The structure of these moieties and semi-moieties affects the ritual choreography of two major ceremonies, Gunabibi and Yabuduruwa, held on alternating years by the Dalabon and some contiguous tribes.

==Culture==
===Ethnographic studies===
Kenneth Maddock did the first comprehensive studies of the Dalabon.

More recently, ethnographic work has also been conducted by linguists Nicholas Evans and Maïa Ponsonnet.

===Mythology===
In the earliest times, according to Dalabon cosmology, men passed the night-time under water, and had stumps for legs. The crocodile was master of the secret of fire. This changed when the kingfisher filched a firebrand from the crocodile, and set fire to the landscape, and men were burnt, leading them to learn the art of cooking and also acquire the legs they now have. Two pairs of immemorial, ancestral people (Nayunghyungkig), the Yirritja men Bulanj and Kodjok, and the Duwa women Kalidjan and Kamanj – collectively referred to as the Nakoorkko – wandered the earth, laying down the law inscribed in the nature of the Dalabon landscape and its reflex in Dalabon social customs.

===Customs===
Kenneth Maddock found the Dalabon still preserved a custom, which they called magard, which had been briefly noted earlier among the Yolngu and the Burarra, and called Mirriri, according to which a man whose classificatory sister had been subject to obscene abuse (Note: Evans, arguing that √beng covers more or less the idea of 'mind' in English, though perhaps etymologically related to a word for 'ear', writes: "The propound √beng, .. hardly ever occurs outside verbal formations.

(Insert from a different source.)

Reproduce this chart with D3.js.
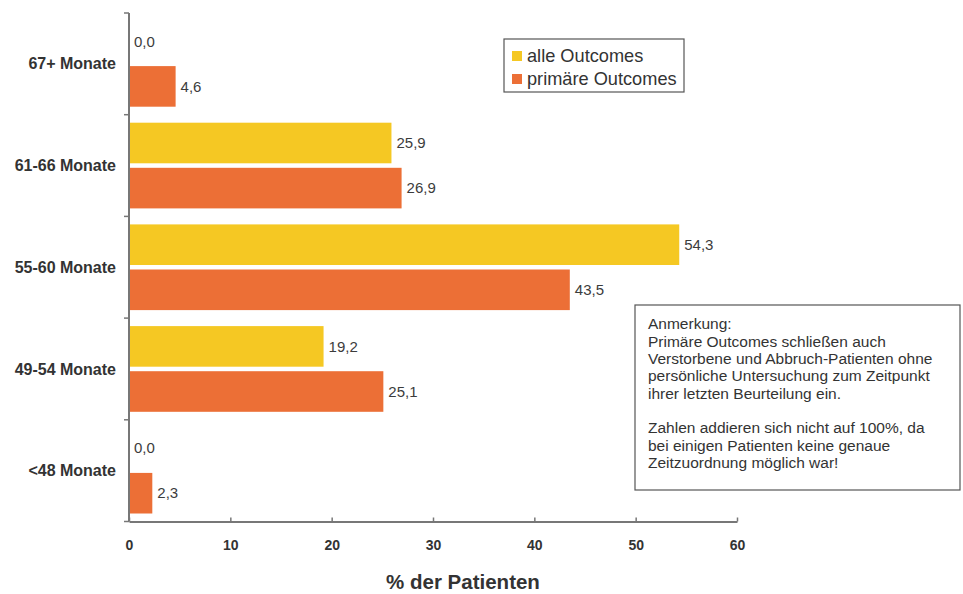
<!DOCTYPE html>
<html>
<head>
<meta charset="utf-8">
<script src="https://cdn.jsdelivr.net/npm/d3@7"></script>
<style>
  html, body { margin: 0; padding: 0; background: #fff; }
  svg { display: block; font-family: "Liberation Sans", Arial, sans-serif; }
</style>
</head>
<body>
<svg id="chart" width="963" height="594"></svg>
<script>
// Categories, top to bottom
const categories = ["67+ Monate", "61-66 Monate", "55-60 Monate", "49-54 Monate", "<48 Monate"];
// Series values (% der Patienten)
const alleOutcomes = [0.0, 25.9, 54.3, 19.2, 0.0];
const primaereOutcomes = [4.6, 26.9, 43.5, 25.1, 2.3];
const seriesNames = ["alle Outcomes", "primäre Outcomes"];
const seriesColors = ["#F5C823", "#EC6F36"];
const xTicks = [0, 10, 20, 30, 40, 50, 60];
const noteLines = [
  "Anmerkung:",
  "Primäre Outcomes schließen auch",
  "Verstorbene und Abbruch-Patienten ohne",
  "persönliche Untersuchung zum Zeitpunkt",
  "ihrer letzten Beurteilung ein.",
  "",
  "Zahlen addieren sich nicht auf 100%, da",
  "bei einigen Patienten keine genaue",
  "Zeitzuordnung möglich war!"
];

const svg = d3.select("#chart");
const plot = { left: 129, right: 737, top: 13, bottom: 521.5 };

const x = d3.scaleLinear().domain([0, 60]).range([plot.left, plot.right]);
const y = d3.scaleBand().domain(categories).range([plot.top, plot.bottom]).paddingInner(0).paddingOuter(0);
const ySub = d3.scaleBand().domain(seriesNames).range([8, y.bandwidth() - 8]).paddingInner(0.1);

const rows = categories.map((c, i) => ({
  cat: c,
  vals: [alleOutcomes[i], primaereOutcomes[i]]
}));

const fmt = v => d3.format(".1f")(v).replace(".", ",");

// Bars
const groups = svg.append("g").selectAll("g").data(rows).join("g")
  .attr("transform", d => `translate(0,${y(d.cat)})`);

groups.selectAll("rect")
  .data(d => d.vals.map((v, k) => ({ v, k })).filter(e => e.v > 0))
  .join("rect")
  .attr("x", x(0))
  .attr("y", d => ySub(seriesNames[d.k]))
  .attr("width", d => x(d.v) - x(0))
  .attr("height", ySub.bandwidth())
  .attr("fill", d => seriesColors[d.k]);

groups.selectAll("text")
  .data(d => d.vals.map((v, k) => ({ v, k })))
  .join("text")
  .attr("x", d => x(d.v) + 5)
  .attr("y", d => ySub(seriesNames[d.k]) + ySub.bandwidth() / 2)
  .attr("dy", "0.35em")
  .attr("font-size", 15)
  .attr("fill", "#3c3c3c")
  .text(d => fmt(d.v));

// X axis
const xAxis = svg.append("g")
  .attr("transform", `translate(0,${plot.bottom})`)
  .call(d3.axisBottom(x).tickValues(xTicks).tickSize(5).tickSizeOuter(0).tickPadding(14));
xAxis.select(".domain").attr("stroke", "#777").attr("stroke-width", 2);
xAxis.selectAll(".tick line").attr("stroke", "#777").attr("stroke-width", 1.5).attr("y1", -4).attr("y2", 0);
xAxis.selectAll(".tick text")
  .attr("font-family", "Liberation Sans, Arial, sans-serif")
  .attr("font-size", 14).attr("font-weight", "bold").attr("fill", "#333");

// Y axis line and boundary ticks
const yAxis = svg.append("g");
yAxis.append("line")
  .attr("x1", plot.left).attr("x2", plot.left).attr("y1", plot.top).attr("y2", plot.bottom)
  .attr("stroke", "#777").attr("stroke-width", 2);
const bounds = categories.map(c => y(c)).concat([plot.bottom]);
yAxis.selectAll("line.tk").data(bounds).join("line")
  .attr("class", "tk")
  .attr("x1", plot.left - 5).attr("x2", plot.left)
  .attr("y1", d => d).attr("y2", d => d)
  .attr("stroke", "#777").attr("stroke-width", 1.5);
yAxis.selectAll("text").data(categories).join("text")
  .attr("x", 116)
  .attr("y", d => y(d) + y.bandwidth() / 2)
  .attr("dy", "0.35em")
  .attr("text-anchor", "end")
  .attr("font-size", 16).attr("font-weight", "bold").attr("fill", "#333")
  .text(d => d);

// Axis title
svg.append("text")
  .attr("x", 463).attr("y", 589)
  .attr("text-anchor", "middle")
  .attr("font-size", 20.5).attr("font-weight", "bold").attr("fill", "#333")
  .text("% der Patienten");

// Legend
const legend = svg.append("g").attr("transform", "translate(504,39)");
legend.append("rect").attr("width", 180).attr("height", 53)
  .attr("fill", "#fff").attr("stroke", "#555").attr("stroke-width", 1.2);
seriesNames.forEach((s, i) => {
  legend.append("rect").attr("x", 8).attr("y", 12 + i * 23).attr("width", 10).attr("height", 10)
    .attr("fill", seriesColors[i]);
  legend.append("text").attr("x", 23).attr("y", 17 + i * 23).attr("dy", "0.35em")
    .attr("font-size", 18.2).attr("fill", "#333").text(s);
});

// Note box
const note = svg.append("g").attr("transform", "translate(635,305)");
note.append("rect").attr("width", 325).attr("height", 185)
  .attr("fill", "#fff").attr("stroke", "#555").attr("stroke-width", 1.2);
note.selectAll("text").data(noteLines).join("text")
  .attr("x", 13)
  .attr("y", (d, i) => 19 + i * 17.3)
  .attr("dy", "0.35em")
  .attr("font-size", 15.5).attr("fill", "#333")
  .text(d => d);
</script>
</body>
</html>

The main use of this word as a free form is with the specialized meaning '(taboo on)(a man) swearing at, concerning or in presence of sister'." (Evans 2007)) implying she was engaged in sexual improprieties, was obliged to assault her, armed with a spear, boomerang or sticks. W. Lloyd Warner took the practice as a ritual expression of displeasure performed to allay the outbreak of hostilities between the respective clans of husband and wife; Lester Hiatt thought his material suggested rather a brother's disavowal of incestuous interest in his sister; Maddock took the Dalabon custom as a predictable ceremonial affirmation of a social relation forming part of a larger body of tribal etiquette. (Note: Burbank studied the same practice among the Nunggubuyu.(Burbank 1985))

Linguist Nicholas Evans notes that the Dalabon root √men, with more or less the general sense of 'social conscience / awareness', emerges in an adjectival compound form like men-djabalarrk (obedient) that is applied also to non-human beings like a dog.